The 4.99% beneficial ownership cap is a standard safeguard against rapid accumulation. It stops the lender from converting so aggressively that they end up controlling more than 4.99% of the company at any single point in time.

The Warrants and What Investors Get

Alongside the convertible note, IMC issued a warrant giving the lender the right to buy up to 1,483,386 common shares. The exercise price is set at C$0.22 per share.

The warrants became active immediately on July 1, 2026, and will remain valid for five full years, expiring on July 1, 2031.

A notable shift worth watching: the June 2026 note warrants covered 781,250 shares at C$0.40 each. This July deal grants 1,483,386 shares at just C$0.22. More shares at a lower price tells the story of a stock under real pressure over the past month alone.

That five-year window gives the lender a long runway to watch before deciding. If IMC’s share price recovers, the lender exercises and profits from the upside. If the stock keeps sliding, the warrants simply expire with no obligation on either side.

IMC has also committed to reserving enough common shares to cover all future conversions and warrant exercises. The company must file a resale registration statement on Form F-3 with the U.S. Securities and Exchange Commission and work to get it approved within the agreed timeframes.

A Year of Small Raises and One Big Deadline

This July deal is not a one-off move. IMC has been running a steady stream of convertible note deals throughout 2026 to fund its day-to-day operations across Israel and Germany.

Period Total Raised Notes Issued
January 2026 Over US$2.17 million Two notes
April to May 2026 US$550,000 Two notes combined
June 2026 US$225,000 One note
July 2026 (latest) US$225,000 One note

The company’s first quarter 2026 results explain the urgency behind this fundraising pace. IMC posted revenues of C$8.7 million for the three months ended March 31, 2026, but still recorded a net loss of C$2.5 million, or C$0.38 per share. On the brighter side, general and administrative expenses fell 22% year-over-year, a sign that the company is cutting costs wherever it can.

In Israel, IMC operates through subsidiaries that import and distribute cannabis directly to medical patients. It also runs medical cannabis retail pharmacies and online delivery platforms across the country. In Germany, the company works through its subsidiary Adjupharm GmbH, supplying medical cannabis products to pharmacies for patients in need.

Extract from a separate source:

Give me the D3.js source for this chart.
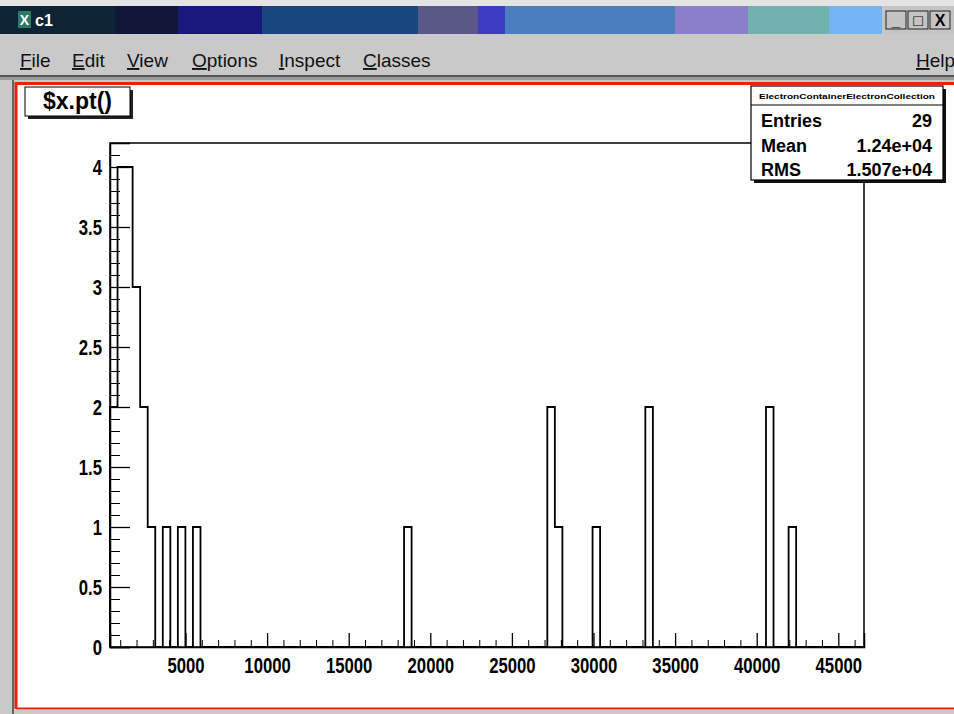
<!DOCTYPE html>
<html>
<head>
<meta charset="utf-8">
<script src="https://cdn.jsdelivr.net/npm/d3@7"></script>
<style>
  body { margin: 0; background: #c8c8c8; overflow: hidden; }
  svg { display: block; }
</style>
</head>
<body>
<div id="chart"></div>
<script>
// Histogram data: non-empty bins (100 bins over the axis range)
const nBins = 100;
const xRange = [374, 46575];
const binIndex = [0, 1, 2, 3, 4, 5, 7, 9, 11, 39, 58, 59, 64, 71, 87, 90];
const binCount = [2, 4, 4, 3, 2, 1, 1, 1, 1, 1, 2, 1, 1, 2, 2, 1];
const yMax = 4.2;

const xMajorTicks = [5000, 10000, 15000, 20000, 25000, 30000, 35000, 40000, 45000];
const yMajorTicks = [0, 0.5, 1, 1.5, 2, 2.5, 3, 3.5, 4];

const histTitle = "$x.pt()";
const statsTitle = "ElectronContainerElectronCollection";
const statsLabels = ["Entries", "Mean", "RMS"];
const statsValues = ["29", "1.24e+04", "1.507e+04"];
const menuItems = ["File", "Edit", "View", "Options", "Inspect", "Classes"];

// Layout
const W = 954, H = 714;
const frame = { left: 110, right: 864, top: 143, bottom: 647 };
const font = "'Liberation Sans', Arial, Helvetica, sans-serif";
const squeeze = 0.76; // axis labels look horizontally condensed

const svg = d3.select("#chart").append("svg")
    .attr("width", W)
    .attr("height", H);

// ---------- window chrome ----------
svg.append("rect").attr("width", W).attr("height", H).attr("fill", "#c9c9c9");
svg.append("rect").attr("width", W).attr("height", 6).attr("fill", "#e4e4e4");

// title bar colour bands
const bands = [
    [0, 115, "#0c2436"], [115, 178, "#10183a"], [178, 262, "#18187e"],
    [262, 418, "#1a4680"], [418, 478, "#5a5888"], [478, 505, "#3c3cc0"],
    [505, 675, "#4a7fbe"], [675, 748, "#8a7fc8"], [748, 829, "#72b2ae"],
    [829, 882, "#74b4f2"], [882, 954, "#c4c4c4"]
];
svg.append("g").selectAll("rect")
    .data(bands)
    .join("rect")
    .attr("x", d => d[0]).attr("y", 6)
    .attr("width", d => d[1] - d[0]).attr("height", 28)
    .attr("fill", d => d[2]);

// icon + caption
svg.append("rect").attr("x", 18).attr("y", 11).attr("width", 13).attr("height", 17).attr("fill", "#2f7a64");
svg.append("text").attr("x", 24.5).attr("y", 25).attr("text-anchor", "middle")
    .attr("fill", "#fff").style("font", `bold 14px ${font}`).text("X");
svg.append("text").attr("x", 35).attr("y", 26)
    .attr("fill", "#fff").style("font", `bold 16px ${font}`).text("c1");

// window buttons
const btns = ["_", "\u25A1", "X"];
const btnG = svg.append("g").selectAll("g")
    .data(btns)
    .join("g")
    .attr("transform", (d, i) => `translate(${886 + i * 22},11)`);
btnG.append("rect").attr("width", 20).attr("height", 18)
    .attr("fill", "#c4c4c4").attr("stroke", "#222").attr("stroke-width", 1);
btnG.append("text").attr("x", 10).attr("y", 15).attr("text-anchor", "middle")
    .attr("fill", "#000").style("font", `bold 16px ${font}`).text(d => d);

// menu bar
const menuX = [20, 72, 127, 192, 279, 363];
const menu = svg.append("g").selectAll("text")
    .data(menuItems)
    .join("text")
    .attr("x", (d, i) => menuX[i]).attr("y", 67)
    .attr("fill", "#111")
    .style("font", `19px ${font}`);
menu.append("tspan").style("text-decoration", "underline").text(d => d[0]);
menu.append("tspan").text(d => d.slice(1));
const help = svg.append("text").attr("x", 916).attr("y", 67).attr("fill", "#111").style("font", `19px ${font}`);
help.append("tspan").style("text-decoration", "underline").text("H");
help.append("tspan").text("elp");

svg.append("rect").attr("x", 0).attr("y", 75).attr("width", W).attr("height", 2).attr("fill", "#555");
svg.append("rect").attr("x", 0).attr("y", 77).attr("width", W).attr("height", 3).attr("fill", "#9a9a9a");

// canvas
svg.append("rect").attr("x", 12).attr("y", 80).attr("width", 2).attr("height", H - 80).attr("fill", "#666");
svg.append("rect").attr("x", 15).attr("y", 82).attr("width", W - 15).attr("height", 628)
    .attr("fill", "#fff");
svg.append("path")
    .attr("d", `M16,${H - 5} V83.5 H${W}`)
    .attr("fill", "none").attr("stroke", "#e8200c").attr("stroke-width", 3);
svg.append("path")
    .attr("d", `M16,${H - 5.5} H${W}`)
    .attr("fill", "none").attr("stroke", "#e8200c").attr("stroke-width", 2);

// ---------- plot ----------
const x = d3.scaleLinear().domain(xRange).range([frame.left, frame.right]);
const y = d3.scaleLinear().domain([0, yMax]).range([frame.bottom, frame.top]);

const bw = (xRange[1] - xRange[0]) / nBins;
const counts = new Array(nBins).fill(0);
binIndex.forEach((b, i) => { counts[b] = binCount[i]; });

const plot = svg.append("g");

// frame
plot.append("rect")
    .attr("x", frame.left).attr("y", frame.top)
    .attr("width", frame.right - frame.left).attr("height", frame.bottom - frame.top)
    .attr("fill", "none").attr("stroke", "#000").attr("stroke-width", 1.5);

// histogram outline
const pts = [[xRange[0], 0]];
counts.forEach((c, i) => pts.push([xRange[0] + i * bw, c]));
pts.push([xRange[1], 0]);
const step = d3.line()
    .x(d => x(d[0]))
    .y(d => y(d[1]))
    .curve(d3.curveStepAfter);
plot.append("path")
    .attr("d", step(pts))
    .attr("fill", "none")
    .attr("stroke", "#000")
    .attr("stroke-width", 1.8);

// x axis
const xMinor = d3.range(1000, xRange[1], 1000).filter(v => v % 5000 !== 0);
plot.append("g")
    .attr("transform", `translate(0,${frame.bottom})`)
    .call(d3.axisBottom(x).tickValues(xMinor).tickSize(-7).tickFormat(""))
    .call(g => g.select(".domain").remove());
const xAxis = plot.append("g")
    .attr("transform", `translate(0,${frame.bottom})`)
    .call(d3.axisBottom(x).tickValues(xMajorTicks).tickSize(-14).tickPadding(10).tickFormat(d3.format("d")));
xAxis.select(".domain").attr("stroke-width", 1.5);
xAxis.selectAll(".tick line").attr("stroke-width", 1.3);
xAxis.selectAll("text")
    .attr("y", 26).attr("dy", null)
    .attr("transform", `scale(${squeeze},1)`)
    .style("font", `bold 22px ${font}`).attr("fill", "#000");

// y axis
const yMinor = d3.range(0, yMax + 0.001, 0.1);
plot.append("g")
    .attr("transform", `translate(${frame.left},0)`)
    .call(d3.axisLeft(y).tickValues(yMinor).tickSize(-10).tickFormat(""))
    .call(g => g.select(".domain").remove());
const yAxis = plot.append("g")
    .attr("transform", `translate(${frame.left},0)`)
    .call(d3.axisLeft(y).tickValues(yMajorTicks).tickSize(-20).tickPadding(8).tickFormat(d3.format("")));
yAxis.select(".domain").attr("stroke-width", 1.5);
yAxis.selectAll(".tick line").attr("stroke-width", 1.3);
yAxis.selectAll("text")
    .attr("x", -8 / squeeze).attr("dy", "0.36em")
    .attr("transform", `scale(${squeeze},1)`)
    .style("font", `bold 22px ${font}`).attr("fill", "#000");

// ---------- title box ----------
const tb = { x: 25, y: 87, w: 105, h: 29 };
svg.append("rect").attr("x", tb.x + 3).attr("y", tb.y + 3).attr("width", tb.w).attr("height", tb.h).attr("fill", "#222");
svg.append("rect").attr("x", tb.x).attr("y", tb.y).attr("width", tb.w).attr("height", tb.h)
    .attr("fill", "#fff").attr("stroke", "#000").attr("stroke-width", 1);
svg.append("text").attr("x", tb.x + tb.w / 2).attr("y", tb.y + 22).attr("text-anchor", "middle")
    .style("font", `bold 23px ${font}`).attr("fill", "#000").text(histTitle);

// ---------- stats box ----------
const sb = { x: 751, y: 86, w: 192, h: 94, head: 19, row: 24.5 };
svg.append("rect").attr("x", sb.x + 3).attr("y", sb.y + 3).attr("width", sb.w).attr("height", sb.h).attr("fill", "#111");
svg.append("rect").attr("x", sb.x).attr("y", sb.y).attr("width", sb.w).attr("height", sb.h)
    .attr("fill", "#fff").attr("stroke", "#000").attr("stroke-width", 1.2);
svg.append("line").attr("x1", sb.x).attr("x2", sb.x + sb.w)
    .attr("y1", sb.y + sb.head).attr("y2", sb.y + sb.head)
    .attr("stroke", "#000").attr("stroke-width", 1.2);
svg.append("text").attr("x", sb.x + 8).attr("y", sb.y + 12.5)
    .attr("textLength", sb.w - 16).attr("lengthAdjust", "spacingAndGlyphs")
    .style("font", `bold 8px ${font}`).attr("fill", "#000").text(statsTitle);
const rows = svg.append("g").selectAll("g")
    .data(statsLabels)
    .join("g")
    .attr("transform", (d, i) => `translate(0,${sb.y + sb.head + 22 + i * sb.row})`);
rows.append("text").attr("x", sb.x + 10)
    .style("font", `bold 18px ${font}`).attr("fill", "#000").text(d => d);
rows.append("text").attr("x", sb.x + sb.w - 11).attr("text-anchor", "end")
    .style("font", `bold 18px ${font}`).attr("fill", "#000").text((d, i) => statsValues[i]);
</script>
</body>
</html>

The most urgent pressure on IMC right now is a Nasdaq minimum bid price warning it received in April 2026. Nasdaq sent a formal notice on April 10, stating that IMCC shares had fallen below the required US$1.00 minimum bid price and giving the company until October 6, 2026 to fix the problem.

To regain compliance, IMC needs its shares to close at or above US$1.00 for at least ten consecutive business days before that October deadline. The current floor conversion price of US$0.0303 in this very note shows just how far the stock sits from that US$1.00 target. Missing the October cutoff could ultimately put the company’s Nasdaq listing at risk.

IM Cannabis Corp. is doing what financially stretched public companies often do: raise what it can, when it can, through whatever structure an investor will accept. Behind every financing round is a real business serving real medical patients across Israel and Germany, people who depend on IMC staying operational and regulated. Whether the company can outrun its Nasdaq deadline while keeping its medical platforms alive is now the defining test of its 2026, and the answer will arrive sooner than most expect.